DO THIS
Carry none of the pictures over; write out the complete data exactly.

GIVEN DATA
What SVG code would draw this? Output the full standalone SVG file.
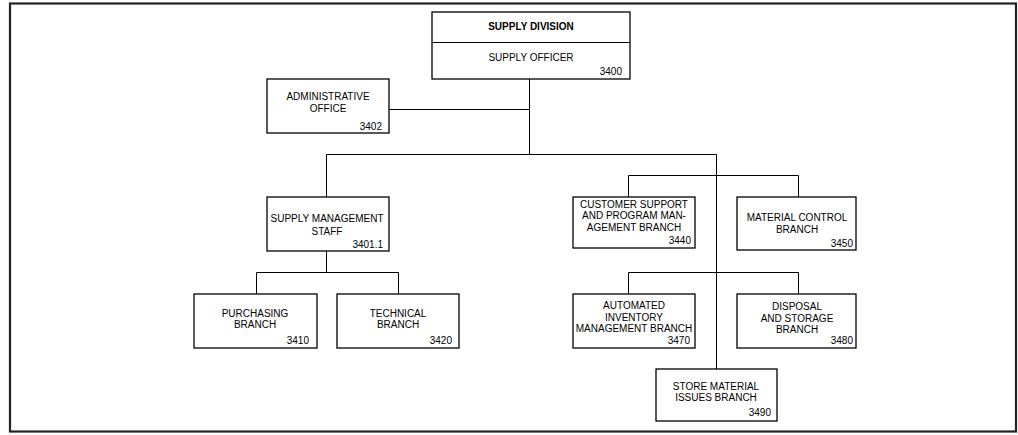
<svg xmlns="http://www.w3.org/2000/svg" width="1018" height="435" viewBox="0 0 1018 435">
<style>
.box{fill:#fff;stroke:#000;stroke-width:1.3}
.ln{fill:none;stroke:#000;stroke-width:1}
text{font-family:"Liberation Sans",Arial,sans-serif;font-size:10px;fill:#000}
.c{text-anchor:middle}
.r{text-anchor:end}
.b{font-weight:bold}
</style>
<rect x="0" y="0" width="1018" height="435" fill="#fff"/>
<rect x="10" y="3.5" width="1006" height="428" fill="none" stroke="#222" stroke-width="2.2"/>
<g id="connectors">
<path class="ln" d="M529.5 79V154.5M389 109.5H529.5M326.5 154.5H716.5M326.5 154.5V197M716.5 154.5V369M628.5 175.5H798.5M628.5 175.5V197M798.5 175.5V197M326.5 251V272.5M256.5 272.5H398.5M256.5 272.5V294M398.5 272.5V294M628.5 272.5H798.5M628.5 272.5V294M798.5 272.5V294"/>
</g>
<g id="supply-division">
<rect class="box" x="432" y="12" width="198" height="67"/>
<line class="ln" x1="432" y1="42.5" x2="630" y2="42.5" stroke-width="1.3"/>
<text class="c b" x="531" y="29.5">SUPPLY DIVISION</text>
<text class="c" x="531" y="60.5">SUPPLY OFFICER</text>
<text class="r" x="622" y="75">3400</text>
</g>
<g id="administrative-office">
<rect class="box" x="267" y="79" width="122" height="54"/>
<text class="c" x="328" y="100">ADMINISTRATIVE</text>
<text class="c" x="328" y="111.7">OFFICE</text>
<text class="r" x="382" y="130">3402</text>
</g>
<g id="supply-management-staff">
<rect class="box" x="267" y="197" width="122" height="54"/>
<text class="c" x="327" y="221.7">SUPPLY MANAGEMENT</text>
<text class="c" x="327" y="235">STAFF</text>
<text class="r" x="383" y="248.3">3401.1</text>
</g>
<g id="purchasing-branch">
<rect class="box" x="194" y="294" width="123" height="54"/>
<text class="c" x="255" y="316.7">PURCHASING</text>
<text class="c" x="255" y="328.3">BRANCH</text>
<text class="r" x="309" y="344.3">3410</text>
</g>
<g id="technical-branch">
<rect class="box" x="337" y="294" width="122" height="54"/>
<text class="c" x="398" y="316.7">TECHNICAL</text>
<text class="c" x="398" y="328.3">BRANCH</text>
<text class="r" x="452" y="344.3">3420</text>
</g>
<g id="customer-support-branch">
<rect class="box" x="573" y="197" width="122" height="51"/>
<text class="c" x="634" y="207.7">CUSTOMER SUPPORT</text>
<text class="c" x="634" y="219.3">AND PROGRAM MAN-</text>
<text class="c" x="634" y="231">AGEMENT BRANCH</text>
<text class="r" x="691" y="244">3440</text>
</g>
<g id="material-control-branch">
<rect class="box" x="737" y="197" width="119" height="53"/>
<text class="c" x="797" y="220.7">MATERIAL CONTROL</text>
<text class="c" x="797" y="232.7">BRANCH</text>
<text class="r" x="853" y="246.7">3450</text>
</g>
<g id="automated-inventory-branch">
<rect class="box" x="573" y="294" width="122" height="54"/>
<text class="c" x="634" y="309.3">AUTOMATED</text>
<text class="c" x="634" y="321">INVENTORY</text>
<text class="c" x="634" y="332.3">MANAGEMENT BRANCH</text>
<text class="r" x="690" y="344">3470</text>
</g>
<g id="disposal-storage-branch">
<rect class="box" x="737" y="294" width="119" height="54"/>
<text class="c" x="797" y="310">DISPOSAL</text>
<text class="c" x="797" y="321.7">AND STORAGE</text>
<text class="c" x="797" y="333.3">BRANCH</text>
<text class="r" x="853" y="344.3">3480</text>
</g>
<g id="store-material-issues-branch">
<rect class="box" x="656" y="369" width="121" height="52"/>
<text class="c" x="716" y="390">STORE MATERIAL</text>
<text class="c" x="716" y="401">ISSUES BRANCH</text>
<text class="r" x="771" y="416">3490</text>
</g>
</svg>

REPLY TO THE TASK
What SVG code would draw this? Output the full standalone SVG file.
<svg xmlns="http://www.w3.org/2000/svg" width="1018" height="435" viewBox="0 0 1018 435">
<style>
.box{fill:#fff;stroke:#000;stroke-width:1.3}
.ln{fill:none;stroke:#000;stroke-width:1}
text{font-family:"Liberation Sans",Arial,sans-serif;font-size:10px;fill:#000}
.c{text-anchor:middle}
.r{text-anchor:end}
.b{font-weight:bold}
</style>
<rect x="0" y="0" width="1018" height="435" fill="#fff"/>
<rect x="10" y="3.5" width="1006" height="428" fill="none" stroke="#222" stroke-width="2.2"/>
<g id="connectors">
<path class="ln" d="M529.5 79V154.5M389 109.5H529.5M326.5 154.5H716.5M326.5 154.5V197M716.5 154.5V369M628.5 175.5H798.5M628.5 175.5V197M798.5 175.5V197M326.5 251V272.5M256.5 272.5H398.5M256.5 272.5V294M398.5 272.5V294M628.5 272.5H798.5M628.5 272.5V294M798.5 272.5V294"/>
</g>
<g id="supply-division">
<rect class="box" x="432" y="12" width="198" height="67"/>
<line class="ln" x1="432" y1="42.5" x2="630" y2="42.5" stroke-width="1.3"/>
<text class="c b" x="531" y="29.5">SUPPLY DIVISION</text>
<text class="c" x="531" y="60.5">SUPPLY OFFICER</text>
<text class="r" x="622" y="75">3400</text>
</g>
<g id="administrative-office">
<rect class="box" x="267" y="79" width="122" height="54"/>
<text class="c" x="328" y="100">ADMINISTRATIVE</text>
<text class="c" x="328" y="111.7">OFFICE</text>
<text class="r" x="382" y="130">3402</text>
</g>
<g id="supply-management-staff">
<rect class="box" x="267" y="197" width="122" height="54"/>
<text class="c" x="327" y="221.7">SUPPLY MANAGEMENT</text>
<text class="c" x="327" y="235">STAFF</text>
<text class="r" x="383" y="248.3">3401.1</text>
</g>
<g id="purchasing-branch">
<rect class="box" x="194" y="294" width="123" height="54"/>
<text class="c" x="255" y="316.7">PURCHASING</text>
<text class="c" x="255" y="328.3">BRANCH</text>
<text class="r" x="309" y="344.3">3410</text>
</g>
<g id="technical-branch">
<rect class="box" x="337" y="294" width="122" height="54"/>
<text class="c" x="398" y="316.7">TECHNICAL</text>
<text class="c" x="398" y="328.3">BRANCH</text>
<text class="r" x="452" y="344.3">3420</text>
</g>
<g id="customer-support-branch">
<rect class="box" x="573" y="197" width="122" height="51"/>
<text class="c" x="634" y="207.7">CUSTOMER SUPPORT</text>
<text class="c" x="634" y="219.3">AND PROGRAM MAN-</text>
<text class="c" x="634" y="231">AGEMENT BRANCH</text>
<text class="r" x="691" y="244">3440</text>
</g>
<g id="material-control-branch">
<rect class="box" x="737" y="197" width="119" height="53"/>
<text class="c" x="797" y="220.7">MATERIAL CONTROL</text>
<text class="c" x="797" y="232.7">BRANCH</text>
<text class="r" x="853" y="246.7">3450</text>
</g>
<g id="automated-inventory-branch">
<rect class="box" x="573" y="294" width="122" height="54"/>
<text class="c" x="634" y="309.3">AUTOMATED</text>
<text class="c" x="634" y="321">INVENTORY</text>
<text class="c" x="634" y="332.3">MANAGEMENT BRANCH</text>
<text class="r" x="690" y="344">3470</text>
</g>
<g id="disposal-storage-branch">
<rect class="box" x="737" y="294" width="119" height="54"/>
<text class="c" x="797" y="310">DISPOSAL</text>
<text class="c" x="797" y="321.7">AND STORAGE</text>
<text class="c" x="797" y="333.3">BRANCH</text>
<text class="r" x="853" y="344.3">3480</text>
</g>
<g id="store-material-issues-branch">
<rect class="box" x="656" y="369" width="121" height="52"/>
<text class="c" x="716" y="390">STORE MATERIAL</text>
<text class="c" x="716" y="401">ISSUES BRANCH</text>
<text class="r" x="771" y="416">3490</text>
</g>
</svg>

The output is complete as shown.